The request
Copy out the entries in full and with complete accuracy; pictures are excluded.

Data provided
⟨
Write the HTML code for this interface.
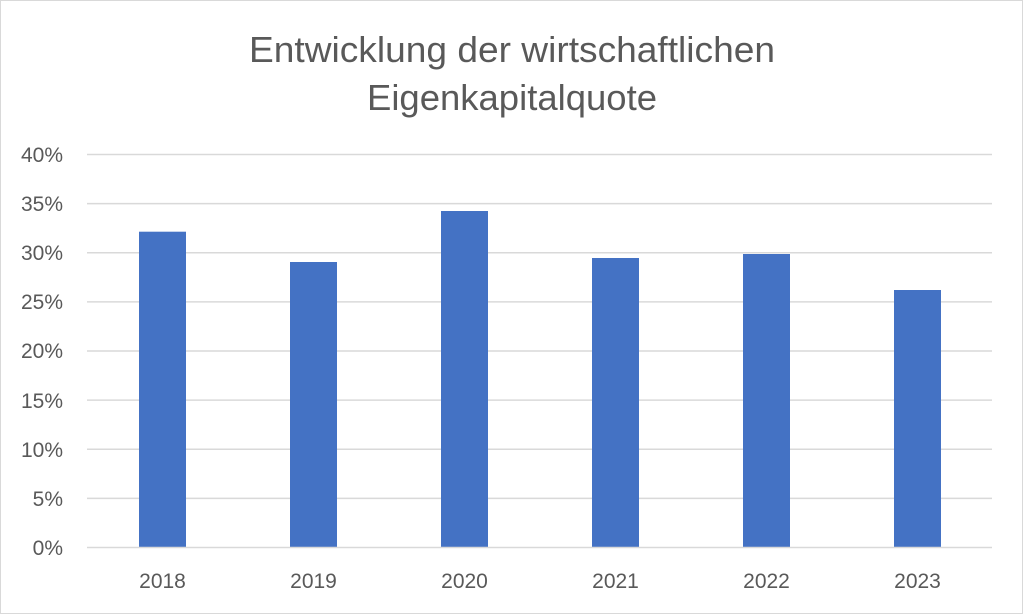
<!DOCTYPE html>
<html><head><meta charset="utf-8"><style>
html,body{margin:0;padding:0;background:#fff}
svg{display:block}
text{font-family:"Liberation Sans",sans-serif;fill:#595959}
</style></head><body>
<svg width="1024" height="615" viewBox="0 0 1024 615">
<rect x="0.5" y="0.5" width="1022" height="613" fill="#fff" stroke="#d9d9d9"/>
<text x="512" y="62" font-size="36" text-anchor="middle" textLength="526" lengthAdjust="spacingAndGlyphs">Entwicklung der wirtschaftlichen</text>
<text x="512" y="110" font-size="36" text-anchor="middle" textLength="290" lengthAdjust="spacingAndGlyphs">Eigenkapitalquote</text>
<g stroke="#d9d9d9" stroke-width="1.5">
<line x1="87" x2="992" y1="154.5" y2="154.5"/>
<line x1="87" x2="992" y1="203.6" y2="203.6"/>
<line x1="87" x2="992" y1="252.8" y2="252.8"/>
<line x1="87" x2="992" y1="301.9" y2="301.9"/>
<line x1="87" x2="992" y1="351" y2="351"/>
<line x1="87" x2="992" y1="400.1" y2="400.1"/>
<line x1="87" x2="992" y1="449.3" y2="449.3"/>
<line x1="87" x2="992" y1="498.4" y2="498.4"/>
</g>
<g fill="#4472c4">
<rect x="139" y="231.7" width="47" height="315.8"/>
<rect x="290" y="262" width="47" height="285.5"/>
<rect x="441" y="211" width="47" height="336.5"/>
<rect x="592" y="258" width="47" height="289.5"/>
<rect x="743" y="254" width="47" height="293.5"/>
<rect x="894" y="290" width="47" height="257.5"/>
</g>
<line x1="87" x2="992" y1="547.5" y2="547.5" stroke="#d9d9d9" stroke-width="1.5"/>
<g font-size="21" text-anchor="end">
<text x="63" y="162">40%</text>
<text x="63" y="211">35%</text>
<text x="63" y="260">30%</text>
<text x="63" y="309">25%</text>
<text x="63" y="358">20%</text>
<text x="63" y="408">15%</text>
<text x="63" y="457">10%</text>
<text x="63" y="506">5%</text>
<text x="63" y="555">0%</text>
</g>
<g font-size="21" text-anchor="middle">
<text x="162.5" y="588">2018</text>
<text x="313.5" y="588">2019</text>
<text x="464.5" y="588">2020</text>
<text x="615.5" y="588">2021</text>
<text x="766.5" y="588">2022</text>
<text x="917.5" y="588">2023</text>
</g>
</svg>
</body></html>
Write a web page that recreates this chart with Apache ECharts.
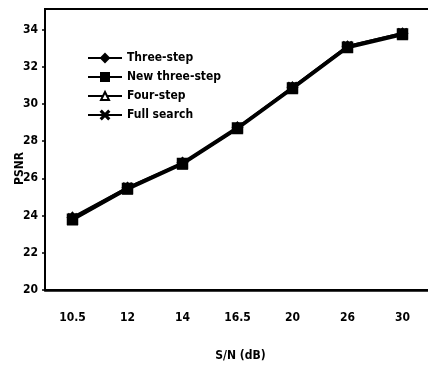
⟩
Solution to the exercise
Write the HTML code for this interface.
<!DOCTYPE html>
<html><head><meta charset="utf-8"><style>
html,body{margin:0;padding:0;background:#fff}
svg{display:block}
text{font-family:"Liberation Sans",sans-serif;fill:#595959}
</style></head><body>
<svg width="1024" height="615" viewBox="0 0 1024 615">
<rect x="0.5" y="0.5" width="1022" height="613" fill="#fff" stroke="#d9d9d9"/>
<text x="512" y="62" font-size="36" text-anchor="middle" textLength="526" lengthAdjust="spacingAndGlyphs">Entwicklung der wirtschaftlichen</text>
<text x="512" y="110" font-size="36" text-anchor="middle" textLength="290" lengthAdjust="spacingAndGlyphs">Eigenkapitalquote</text>
<g stroke="#d9d9d9" stroke-width="1.5">
<line x1="87" x2="992" y1="154.5" y2="154.5"/>
<line x1="87" x2="992" y1="203.6" y2="203.6"/>
<line x1="87" x2="992" y1="252.8" y2="252.8"/>
<line x1="87" x2="992" y1="301.9" y2="301.9"/>
<line x1="87" x2="992" y1="351" y2="351"/>
<line x1="87" x2="992" y1="400.1" y2="400.1"/>
<line x1="87" x2="992" y1="449.3" y2="449.3"/>
<line x1="87" x2="992" y1="498.4" y2="498.4"/>
</g>
<g fill="#4472c4">
<rect x="139" y="231.7" width="47" height="315.8"/>
<rect x="290" y="262" width="47" height="285.5"/>
<rect x="441" y="211" width="47" height="336.5"/>
<rect x="592" y="258" width="47" height="289.5"/>
<rect x="743" y="254" width="47" height="293.5"/>
<rect x="894" y="290" width="47" height="257.5"/>
</g>
<line x1="87" x2="992" y1="547.5" y2="547.5" stroke="#d9d9d9" stroke-width="1.5"/>
<g font-size="21" text-anchor="end">
<text x="63" y="162">40%</text>
<text x="63" y="211">35%</text>
<text x="63" y="260">30%</text>
<text x="63" y="309">25%</text>
<text x="63" y="358">20%</text>
<text x="63" y="408">15%</text>
<text x="63" y="457">10%</text>
<text x="63" y="506">5%</text>
<text x="63" y="555">0%</text>
</g>
<g font-size="21" text-anchor="middle">
<text x="162.5" y="588">2018</text>
<text x="313.5" y="588">2019</text>
<text x="464.5" y="588">2020</text>
<text x="615.5" y="588">2021</text>
<text x="766.5" y="588">2022</text>
<text x="917.5" y="588">2023</text>
</g>
</svg>
</body></html>
Write a web page that recreates this chart with Apache ECharts.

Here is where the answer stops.